**THE EXERCISE**
Identify the lines that contain the string "page" and copy all of them.

**GIVEN MATERIAL**
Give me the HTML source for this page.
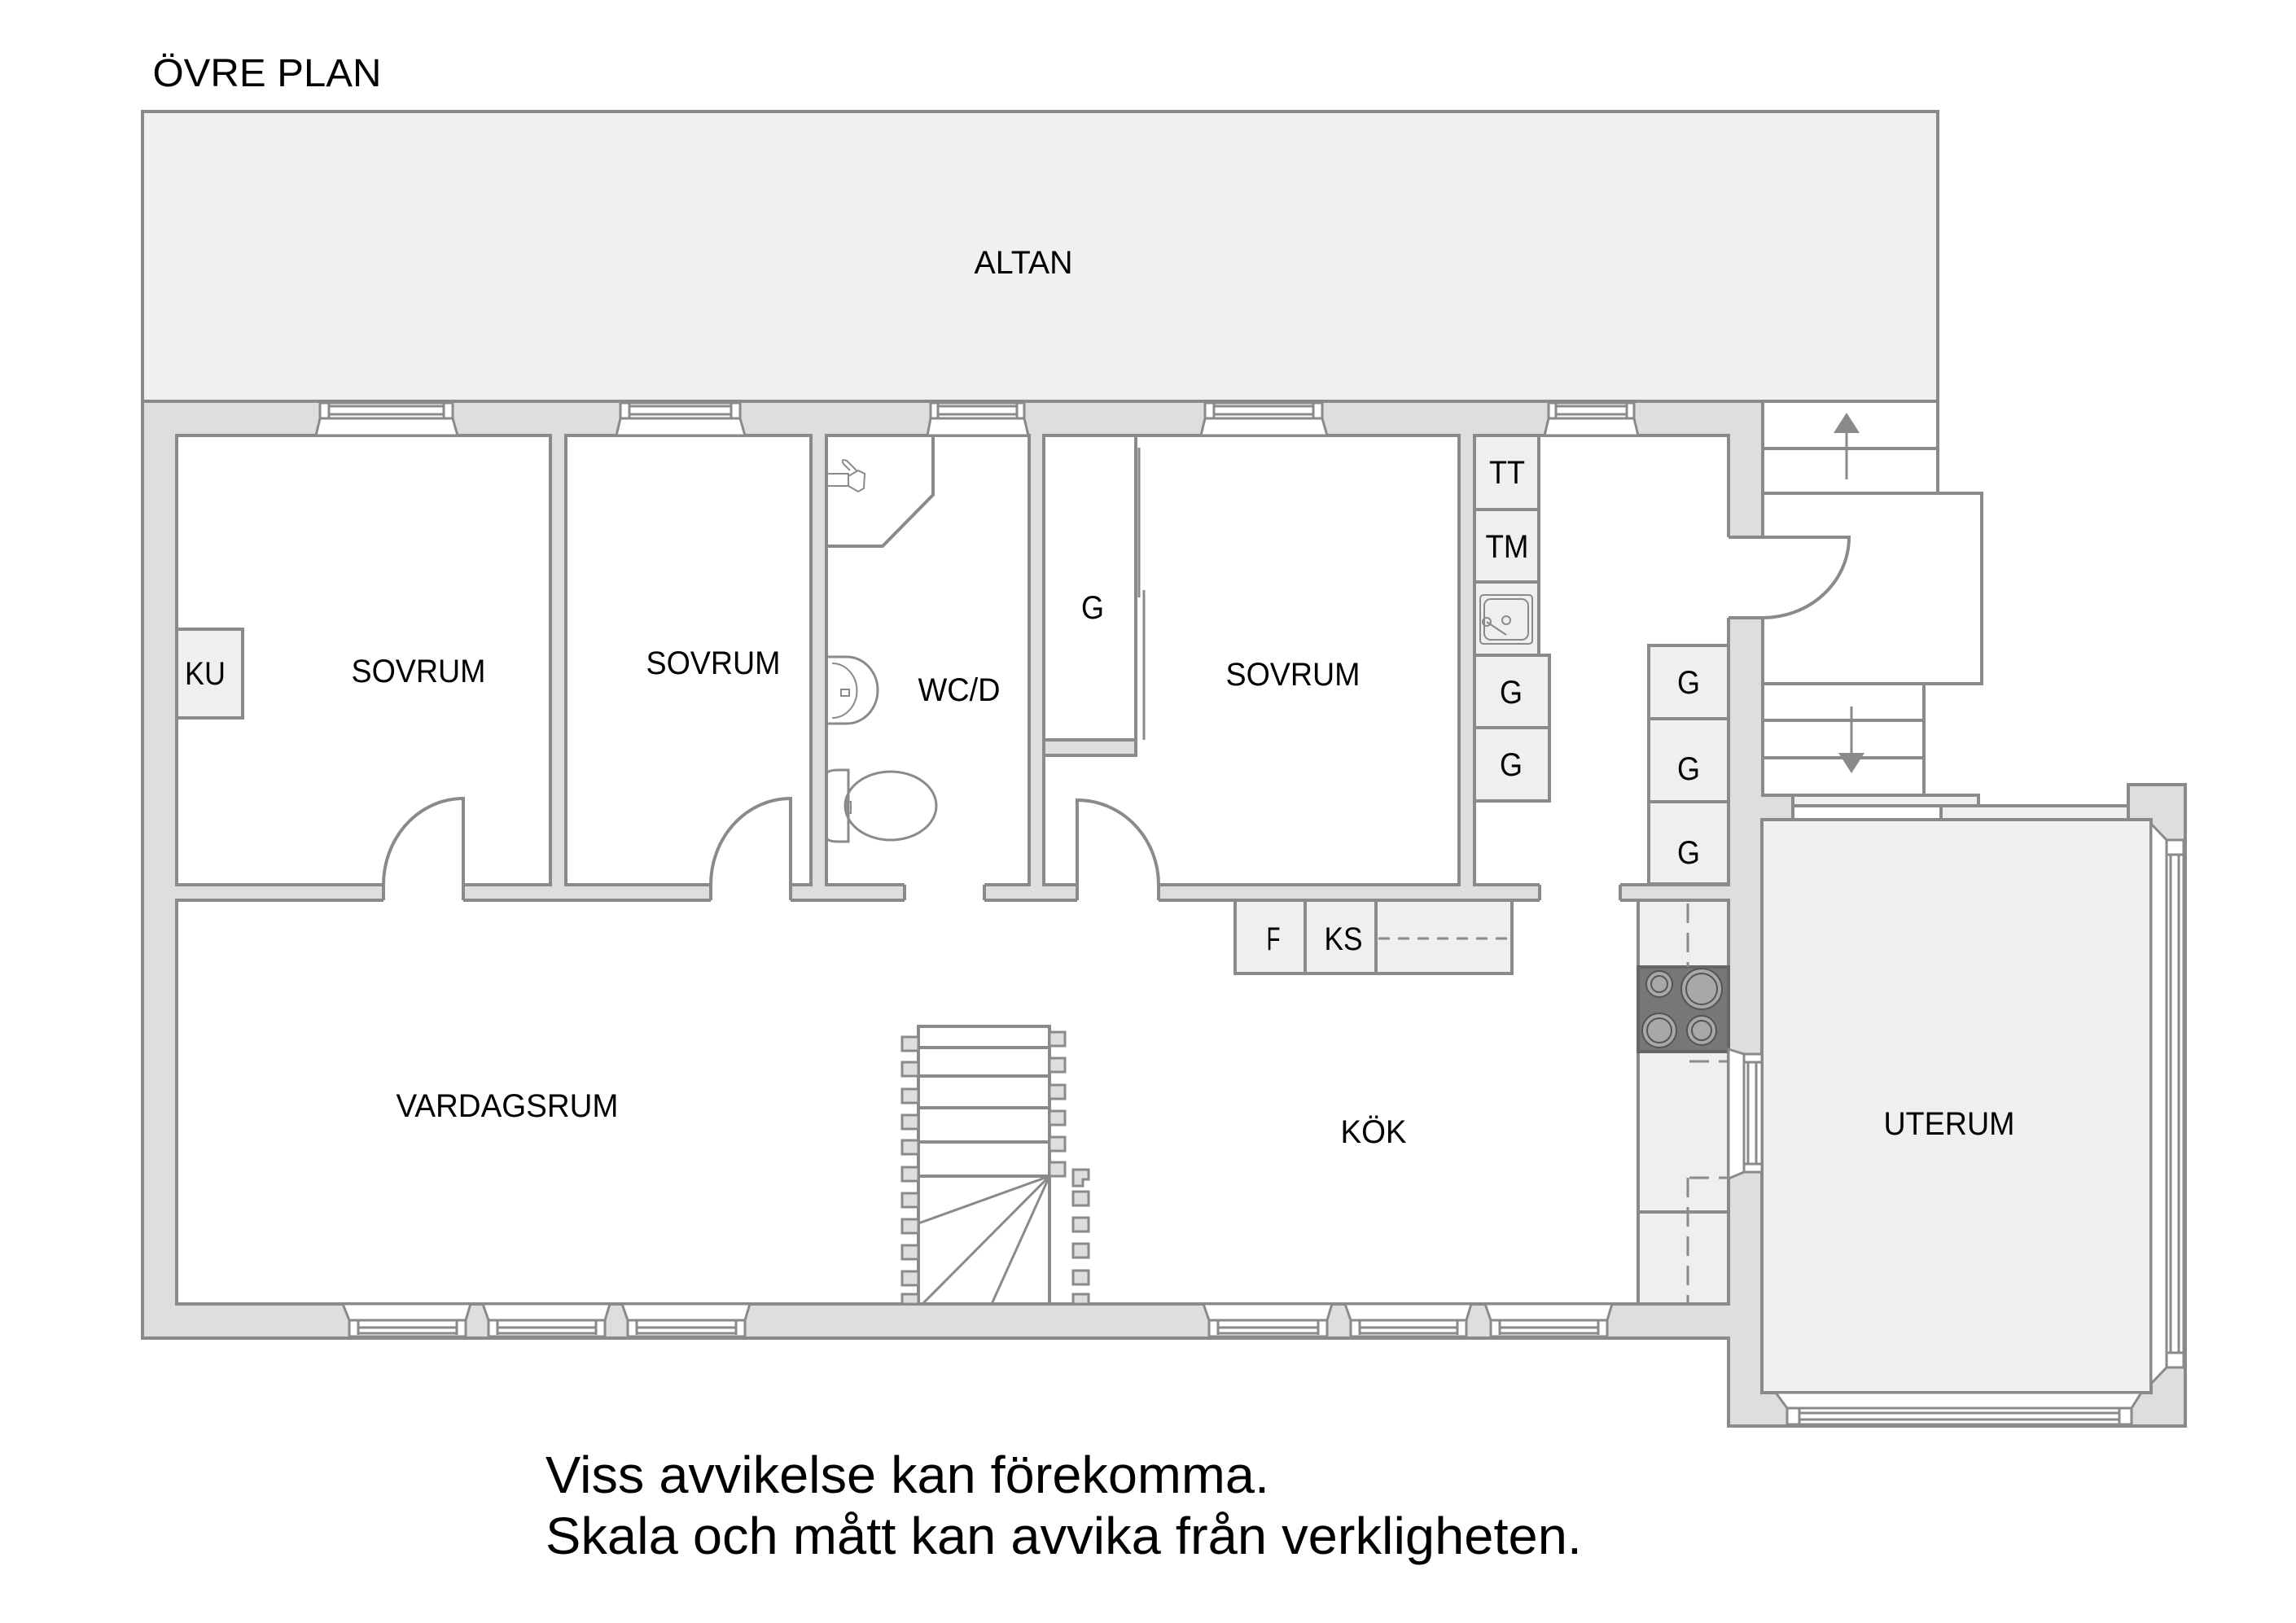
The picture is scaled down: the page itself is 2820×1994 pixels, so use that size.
<!DOCTYPE html>
<html><head><meta charset="utf-8"><style>html,body{margin:0;padding:0;background:#fff}svg{display:block}</style></head>
<body>
<svg xmlns="http://www.w3.org/2000/svg" width="2820" height="1994" viewBox="0 0 2820 1994">
<rect width="2820" height="1994" fill="#fff"/>
<g stroke="#8a8a8a" stroke-width="4" stroke-linejoin="miter">
<rect x="175" y="137" width="2205" height="356" fill="#f0f0f0"/>
<polygon points="175,493 2165,493 2165,964 2202,964 2202,1007 2614,1007 2614,964 2684,964 2684,1752 2123,1752 2123,1644 175,1644" fill="#dedede"/>
<rect x="2165" y="493" width="215" height="113" fill="#fff"/>
<line x1="2165" y1="551" x2="2380" y2="551"/>
<rect x="2165" y="606" width="269" height="234" fill="#fff"/>
<rect x="2165" y="840" width="198" height="137" fill="#fff"/>
<line x1="2165" y1="885" x2="2363" y2="885"/>
<line x1="2165" y1="931" x2="2363" y2="931"/>
<rect x="2202" y="977" width="228" height="13" fill="#efefef"/>
<rect x="2384" y="990" width="230" height="17" fill="#efefef"/>
<rect x="2164" y="1007" width="478" height="704" fill="#efefef"/>
<rect x="217" y="535" width="459" height="552" fill="#fff"/>
<rect x="695" y="535" width="301" height="552" fill="#fff"/>
<rect x="1015" y="535" width="249" height="552" fill="#fff"/>
<rect x="1282" y="535" width="510" height="552" fill="#fff"/>
<rect x="1811" y="535" width="312" height="552" fill="#fff"/>
<rect x="217" y="1106" width="1906" height="496" fill="#fff"/>
</g>
<g fill="#fff">
<rect x="471" y="1084" width="98" height="25"/>
<rect x="873" y="1084" width="98" height="25"/>
<rect x="1111" y="1084" width="98" height="25"/>
<rect x="1323" y="1084" width="100" height="25"/>
<rect x="1891" y="1084" width="99" height="25"/>
<rect x="2120" y="660" width="48" height="99"/>
</g>
<g stroke="#8a8a8a" stroke-width="4" fill="none">
<path d="M471,1087V1106M569,1087V1106M873,1087V1106M971,1087V1106M1111,1087V1106M1209,1087V1106M1323,1087V1106M1423,1087V1106M1891,1087V1106M1990,1087V1106"/>
<path d="M2123,660H2165M2123,759H2165"/>
<path d="M569,1087V981A98,106 0 0 0 471,1087"/>
<path d="M971,1087V981A98,106 0 0 0 873,1087"/>
<path d="M1323,1087V983A100,104 0 0 1 1423,1087"/>
<path d="M2165,660H2271A106,99 0 0 1 2165,759"/>
<rect x="1282" y="535" width="113" height="374" fill="#fff"/>
<rect x="1282" y="909" width="113" height="19" fill="#dedede"/>
<path d="M1399,550V734M1405,725V909" stroke-width="3"/>
<path d="M1146,535V608L1084,671H1015"/>
<rect x="217" y="773" width="81" height="109" fill="#efefef"/>
<rect x="1811" y="535" width="79" height="91" fill="#efefef"/>
<rect x="1811" y="626" width="79" height="89" fill="#efefef"/>
<rect x="1811" y="715" width="79" height="90" fill="#efefef"/>
<rect x="1811" y="805" width="92" height="89" fill="#efefef"/>
<rect x="1811" y="894" width="92" height="90" fill="#efefef"/>
<rect x="2025" y="793" width="98" height="90" fill="#efefef"/>
<rect x="2025" y="883" width="98" height="102" fill="#efefef"/>
<rect x="2025" y="985" width="98" height="101" fill="#efefef"/>
<rect x="1517" y="1106" width="340" height="90" fill="#efefef"/>
<path d="M1603,1106V1196M1690,1106V1196"/>
<path d="M1693,1153H1857" stroke-dasharray="14,10" stroke-width="3"/>
<rect x="2012" y="1106" width="111" height="496" fill="#efefef"/>
<line x1="2012" y1="1489" x2="2123" y2="1489"/>
<rect x="2012" y="1188" width="111" height="104" fill="#777" stroke="#666"/>
<path d="M2073,1110V1188M2073,1447V1600M2075,1304H2123M2075,1447H2123" stroke-dasharray="24,12" stroke-width="3"/>
<rect x="1128" y="1261" width="161" height="341" fill="#fff"/>
<path d="M1128,1287H1289M1128,1322H1289M1128,1361H1289M1128,1403H1289M1128,1445H1289"/>
<path d="M1289,1445L1128,1503M1289,1445L1133,1602M1289,1445L1218,1602" stroke-width="3"/>
</g>
<g stroke="#555" stroke-width="2" fill="#a8a8a8">
<circle cx="2038" cy="1209" r="16"/><circle cx="2038" cy="1209" r="10"/>
<circle cx="2090" cy="1215" r="25"/><circle cx="2090" cy="1215" r="19"/>
<circle cx="2038" cy="1266" r="21"/><circle cx="2038" cy="1266" r="15"/>
<circle cx="2090" cy="1266" r="18"/><circle cx="2090" cy="1266" r="12"/>
</g>
<g fill="#dedede" stroke="#8a8a8a" stroke-width="3">
<rect x="1108" y="1274" width="20" height="17"/><rect x="1108" y="1305" width="20" height="17"/><rect x="1108" y="1338" width="20" height="17"/><rect x="1108" y="1370" width="20" height="17"/><rect x="1108" y="1401" width="20" height="17"/><rect x="1108" y="1434" width="20" height="17"/><rect x="1108" y="1466" width="20" height="17"/><rect x="1108" y="1498" width="20" height="17"/><rect x="1108" y="1530" width="20" height="17"/><rect x="1108" y="1562" width="20" height="17"/><rect x="1108" y="1590" width="20" height="12"/>
<rect x="1289" y="1268" width="19" height="17"/><rect x="1289" y="1300" width="19" height="17"/><rect x="1289" y="1333" width="19" height="17"/><rect x="1289" y="1365" width="19" height="17"/><rect x="1289" y="1397" width="19" height="17"/><rect x="1289" y="1428" width="19" height="17"/>
<path d="M1318,1437H1337V1449H1330V1457H1318Z"/>
<rect x="1318" y="1464" width="19" height="17"/><rect x="1318" y="1496" width="19" height="17"/><rect x="1318" y="1528" width="19" height="17"/><rect x="1318" y="1561" width="19" height="17"/><rect x="1318" y="1590" width="19" height="12"/>
</g>
<g stroke="#8a8a8a" stroke-width="3" fill="#fff">
<polygon points="393,514 556,514 562,535 388,535"/><rect x="393" y="495" width="163" height="19"/><path d="M404,499H545V509H404ZM404,495V514M545,495V514" fill="none"/>
<polygon points="762,514 909,514 915,535 757,535"/><rect x="762" y="495" width="147" height="19"/><path d="M773,499H898V509H773ZM773,495V514M898,495V514" fill="none"/>
<polygon points="1143,514 1258,514 1263,535 1139,535"/><rect x="1143" y="495" width="115" height="19"/><path d="M1152,499H1249V509H1152ZM1152,495V514M1249,495V514" fill="none"/>
<polygon points="1480,514 1624,514 1630,535 1475,535"/><rect x="1480" y="495" width="144" height="19"/><path d="M1491,499H1613V509H1491ZM1491,495V514M1613,495V514" fill="none"/>
<polygon points="1902,514 2007,514 2012,535 1897,535"/><rect x="1902" y="495" width="105" height="19"/><path d="M1911,499H1998V509H1911ZM1911,495V514M1998,495V514" fill="none"/>
<polygon points="421,1602 578,1602 572,1622 429,1622"/><rect x="429" y="1622" width="143" height="20"/><path d="M440,1631H561V1638H440ZM440,1622V1640M561,1622V1640" fill="none"/>
<polygon points="593,1602 749,1602 743,1622 600,1622"/><rect x="600" y="1622" width="143" height="20"/><path d="M611,1631H732V1638H611ZM611,1622V1640M732,1622V1640" fill="none"/>
<polygon points="764,1602 921,1602 915,1622 771,1622"/><rect x="771" y="1622" width="144" height="20"/><path d="M782,1631H904V1638H782ZM782,1622V1640M904,1622V1640" fill="none"/>
<polygon points="1478,1602 1636,1602 1630,1622 1485,1622"/><rect x="1485" y="1622" width="145" height="20"/><path d="M1496,1631H1619V1638H1496ZM1496,1622V1640M1619,1622V1640" fill="none"/>
<polygon points="1652,1602 1807,1602 1801,1622 1659,1622"/><rect x="1659" y="1622" width="142" height="20"/><path d="M1670,1631H1790V1638H1670ZM1670,1622V1640M1790,1622V1640" fill="none"/>
<polygon points="1824,1602 1980,1602 1974,1622 1831,1622"/><rect x="1831" y="1622" width="143" height="20"/><path d="M1842,1631H1963V1638H1842ZM1842,1622V1640M1963,1622V1640" fill="none"/>
<polygon points="2123,1289 2142,1295 2142,1440 2123,1448"/><rect x="2142" y="1295" width="22" height="145"/><path d="M2147,1305V1430H2157V1305ZM2142,1305H2164M2142,1430H2164" fill="none"/>
<polygon points="2642,1012 2661,1032 2661,1680 2642,1700"/><rect x="2661" y="1032" width="21" height="648"/><path d="M2666,1050V1662H2676V1050ZM2661,1050H2682M2661,1662H2682" fill="none"/>
<polygon points="2181,1711 2630,1711 2618,1730 2195,1730"/><rect x="2195" y="1730" width="423" height="20"/><path d="M2210,1736H2603V1744H2210ZM2210,1730V1750M2603,1730V1750" fill="none"/>
</g>
<g stroke="#8a8a8a" stroke-width="3" fill="#8a8a8a">
<line x1="2268" y1="589" x2="2268" y2="530"/><polygon points="2252,532 2284,532 2268,507" stroke="none"/>
<line x1="2274" y1="868" x2="2274" y2="928"/><polygon points="2258,925 2290,925 2274,950" stroke="none"/>
</g>
<g stroke="#8a8a8a" fill="none" stroke-width="2">
<rect x="1818" y="731" width="64" height="60" rx="4"/><rect x="1823" y="736" width="54" height="50" rx="8"/>
<circle cx="1826" cy="764" r="5"/><circle cx="1850" cy="762" r="5"/><line x1="1826" y1="764" x2="1850" y2="780"/>
<path d="M1015,807H1040A38,41 0 0 1 1040,889H1015" stroke-width="3"/>
<path d="M1022,815A30,33 0 0 1 1022,882" />
<rect x="1033" y="847" width="10" height="8"/>
<path d="M1015,952Q1015,946 1030,946H1042V1034H1030Q1015,1034 1015,1028Z" stroke-width="3"/>
<ellipse cx="1094" cy="990" rx="56" ry="42" stroke-width="3"/>
<rect x="1040" y="985" width="5" height="14"/>
<path d="M1015,582H1042V597H1015" />
<path d="M1042,585L1054,578L1062,582L1061,600L1054,604L1042,597Z"/>
<path d="M1044,578L1036,570Q1032,563 1040,566L1052,578"/>
</g>
<g font-family="'Liberation Sans', Arial, sans-serif" fill="#000" text-anchor="middle">
<text x="328" y="106" font-size="48" textLength="281" lengthAdjust="spacingAndGlyphs">ÖVRE PLAN</text>
<text x="1257" y="336" font-size="40" textLength="121" lengthAdjust="spacingAndGlyphs">ALTAN</text>
<text x="252" y="841" font-size="40" textLength="50" lengthAdjust="spacingAndGlyphs">KU</text>
<text x="514" y="838" font-size="40" textLength="165" lengthAdjust="spacingAndGlyphs">SOVRUM</text>
<text x="876" y="828" font-size="40" textLength="165" lengthAdjust="spacingAndGlyphs">SOVRUM</text>
<text x="1178" y="861" font-size="40" textLength="101" lengthAdjust="spacingAndGlyphs">WC/D</text>
<text x="1342" y="760" font-size="40" textLength="28" lengthAdjust="spacingAndGlyphs">G</text>
<text x="1588" y="842" font-size="40" textLength="165" lengthAdjust="spacingAndGlyphs">SOVRUM</text>
<text x="1851" y="594" font-size="40" textLength="44" lengthAdjust="spacingAndGlyphs">TT</text>
<text x="1851" y="685" font-size="40" textLength="53" lengthAdjust="spacingAndGlyphs">TM</text>
<text x="1856" y="864" font-size="40" textLength="28" lengthAdjust="spacingAndGlyphs">G</text>
<text x="1856" y="953" font-size="40" textLength="28" lengthAdjust="spacingAndGlyphs">G</text>
<text x="2074" y="852" font-size="40" textLength="28" lengthAdjust="spacingAndGlyphs">G</text>
<text x="2074" y="958" font-size="40" textLength="28" lengthAdjust="spacingAndGlyphs">G</text>
<text x="2074" y="1061" font-size="40" textLength="28" lengthAdjust="spacingAndGlyphs">G</text>
<text x="1564" y="1167" font-size="40" textLength="17" lengthAdjust="spacingAndGlyphs">F</text>
<text x="1650" y="1167" font-size="40" textLength="47" lengthAdjust="spacingAndGlyphs">KS</text>
<text x="623" y="1372" font-size="40" textLength="273" lengthAdjust="spacingAndGlyphs">VARDAGSRUM</text>
<text x="1687" y="1404" font-size="40" textLength="81" lengthAdjust="spacingAndGlyphs">KÖK</text>
<text x="2394" y="1394" font-size="40" textLength="161" lengthAdjust="spacingAndGlyphs">UTERUM</text>
</g>
<g font-family="'Liberation Sans', Arial, sans-serif" fill="#000" font-size="64">
<text x="670" y="1834" textLength="889" lengthAdjust="spacingAndGlyphs">Viss avvikelse kan förekomma.</text>
<text x="670" y="1909" textLength="1273" lengthAdjust="spacingAndGlyphs">Skala och mått kan avvika från verkligheten.</text>
</g>
</svg>
</body></html>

**THE SOLUTION**
Give me the HTML source for this page.
The picture is scaled down: the page itself is 2820×1994 pixels, so use that size.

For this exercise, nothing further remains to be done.